* Prompt
Look at the data below and print exactly the lines from its first line through the line with "plt.rcParams['font.family'] = ['Liberation"; the pictures stay out of the copy.
════════
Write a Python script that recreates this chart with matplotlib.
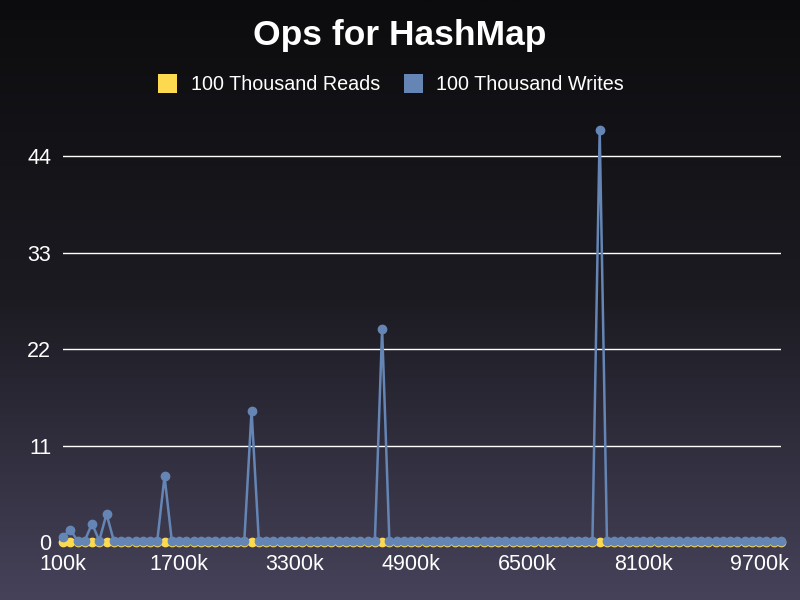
import numpy as np
import matplotlib
matplotlib.use("Agg")
import matplotlib.pyplot as plt
from matplotlib.colors import LinearSegmentedColormap
from matplotlib.patches import Patch

# ---- data ----
x_k = list(range(100, 10001, 100))  # sizes in thousands
spike_k = [100, 200, 500, 700, 1500, 2700, 4500, 7500]
spike_writes = [0.6, 1.4, 2.1, 3.2, 7.5, 15.0, 24.3, 47.0]
spike_reads = [0.05, 0.05, 0.05, 0.05, 0.05, 0.05, 0.05, 0.05]
base_writes = 0.15
base_reads = 0.0
writes = [spike_writes[spike_k.index(v)] if v in spike_k else base_writes for v in x_k]
reads = [spike_reads[spike_k.index(v)] if v in spike_k else base_reads for v in x_k]
xtick_vals = [100, 1700, 3300, 4900, 6500, 8100, 9700]
xtick_labels = [f"{v}k" for v in xtick_vals]
ytick_vals = [0, 11, 22, 33, 44]
series_names = ["100 Thousand Reads", "100 Thousand Writes"]
colors = ["#fdd94f", "#6585b4"]

plt.rcParams['font.family'] = ['Liberation Sans', 'DejaVu Sans']

fig = plt.figure(figsize=(8, 6), dpi=100)
# background gradient
bg = fig.add_axes([0, 0, 1, 1], zorder=0)
cmap = LinearSegmentedColormap.from_list("bg", ["#0c0c0e", "#1c1b22", "#46425a"])
grad = np.linspace(0, 1, 256).reshape(-1, 1)
bg.imshow(grad, aspect='auto', cmap=cmap, extent=[0, 1, 0, 1], origin='upper')
bg.axis('off')

ax = fig.add_axes([63/800, 1 - 542/600, (781 - 63)/800, (542 - 130)/600], zorder=1)
ax.set_facecolor('none')
ax.plot(x_k, writes, color=colors[1], lw=1.8, marker='o', ms=6, clip_on=False, zorder=3)
ax.plot(x_k, reads, color=colors[0], lw=1.8, marker='o', ms=6, clip_on=False, zorder=2)
ax.set_xlim(100, 10000)
ax.set_ylim(0, 47)
ax.set_yticks(ytick_vals)
ax.set_xticks(xtick_vals)
ax.set_xticklabels(xtick_labels)
for s in ax.spines.values():
    s.set_visible(False)
for yv in ytick_vals[1:]:
    ax.axhline(yv, color='white', lw=1, zorder=1)
ax.tick_params(axis='both', colors='white', labelsize=15.5, length=0)
ax.tick_params(axis='y', pad=8.5)
ax.tick_params(axis='x', pad=9)

fig.text(0.5, 1 - 36/600, "Ops for HashMap", ha='center', va='center',
         color='white', fontsize=25.5, fontweight='bold')
handles = [Patch(facecolor=c, edgecolor='none') for c in colors]
leg = fig.legend(handles, series_names, loc='center', bbox_to_anchor=(0.489, 1 - 84/600),
                 ncol=2, frameon=False, fontsize=14.2, handlelength=0.95, handleheight=1.15,
                 columnspacing=1.2, handletextpad=0.7)
for t in leg.get_texts():
    t.set_color('white')

fig.savefig("out.png", dpi=100)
════════
* Output for this task
Write a Python script that recreates this chart with matplotlib.
import numpy as np
import matplotlib
matplotlib.use("Agg")
import matplotlib.pyplot as plt
from matplotlib.colors import LinearSegmentedColormap
from matplotlib.patches import Patch

# ---- data ----
x_k = list(range(100, 10001, 100))  # sizes in thousands
spike_k = [100, 200, 500, 700, 1500, 2700, 4500, 7500]
spike_writes = [0.6, 1.4, 2.1, 3.2, 7.5, 15.0, 24.3, 47.0]
spike_reads = [0.05, 0.05, 0.05, 0.05, 0.05, 0.05, 0.05, 0.05]
base_writes = 0.15
base_reads = 0.0
writes = [spike_writes[spike_k.index(v)] if v in spike_k else base_writes for v in x_k]
reads = [spike_reads[spike_k.index(v)] if v in spike_k else base_reads for v in x_k]
xtick_vals = [100, 1700, 3300, 4900, 6500, 8100, 9700]
xtick_labels = [f"{v}k" for v in xtick_vals]
ytick_vals = [0, 11, 22, 33, 44]
series_names = ["100 Thousand Reads", "100 Thousand Writes"]
colors = ["#fdd94f", "#6585b4"]

plt.rcParams['font.family'] = ['Liberation Sans', 'DejaVu Sans']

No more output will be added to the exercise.